热带太平洋海温是全球气候系统的关键组成要素，其气候态分布和年际变率深刻影响全球气候演变，具有重要的气候意义。以厄尔尼诺和南方涛动（El Niño and Southern Oscillation，ENSO）现象为代表的热带太平洋海洋物理状态（包括海温）的时空分布，对海洋生物地球化学（Biogeochemistry，BGC）过程具有显著影响。例如ENSO相位转换影响着热带东太平洋上层海洋营养盐浓度，从而调制海洋叶绿素（Chlorophyll，CHL）浓度分布。另一方面，CHL浓度影响太阳辐射在上层海洋中的垂向穿透率，从而调制短波辐射吸收量及其直接加热率的垂向分布，造成局地海温垂向分布变化，并通过海洋热动力过程引起海盆尺度海温变化。CHL反馈作用体现了海洋BGC过程通过影响海温分布从而参与全球气候演变的重要意义。

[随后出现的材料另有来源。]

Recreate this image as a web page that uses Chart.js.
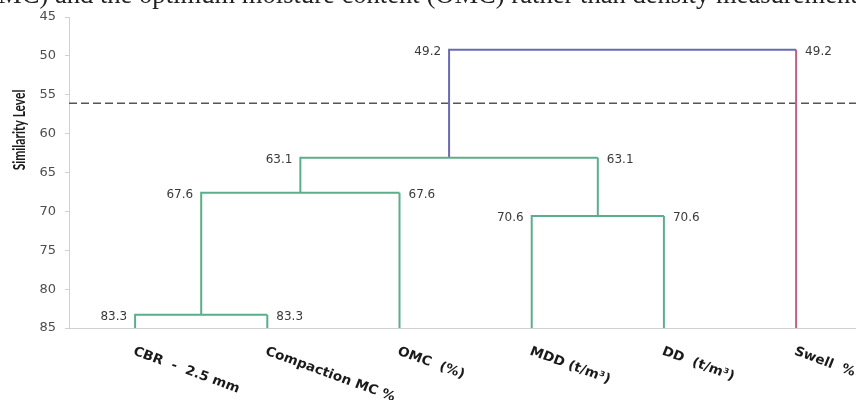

当前气候模式对海洋生物地球化学过程的表征方式差异，是热带太平洋海温模拟偏差的重要原因。例如，观测揭示热带太平洋次表层水体中广泛存在深层叶绿素极大值现象（Deep Chlorophyll Maximum，DCM），即次表层CHL浓度峰值高于海表CHL浓度。而当前模式大多仅考虑海表CHL分布对太阳辐射分布的影响，较少讨论次表层CHL垂向分布的贡献，即DCM效应。所以在短波辐射穿透方案中引入DCM效应，可能造成CHL对海温反馈作用的模拟差异；但目前缺少对DCM效应的定量研究。此外，在热带西太平洋等寡营养盐海域，海洋固氮率（Nitrogen Fixation Rate，NFR）较高，固氮过程为上层海洋生态系统提供30%至50%的氮盐输入，影响初级生产力与CHL分布。所以该区域NFR变化也可能通过调制CHL分布而对海温分布产生间接反馈作用；当前对此问题研究不足。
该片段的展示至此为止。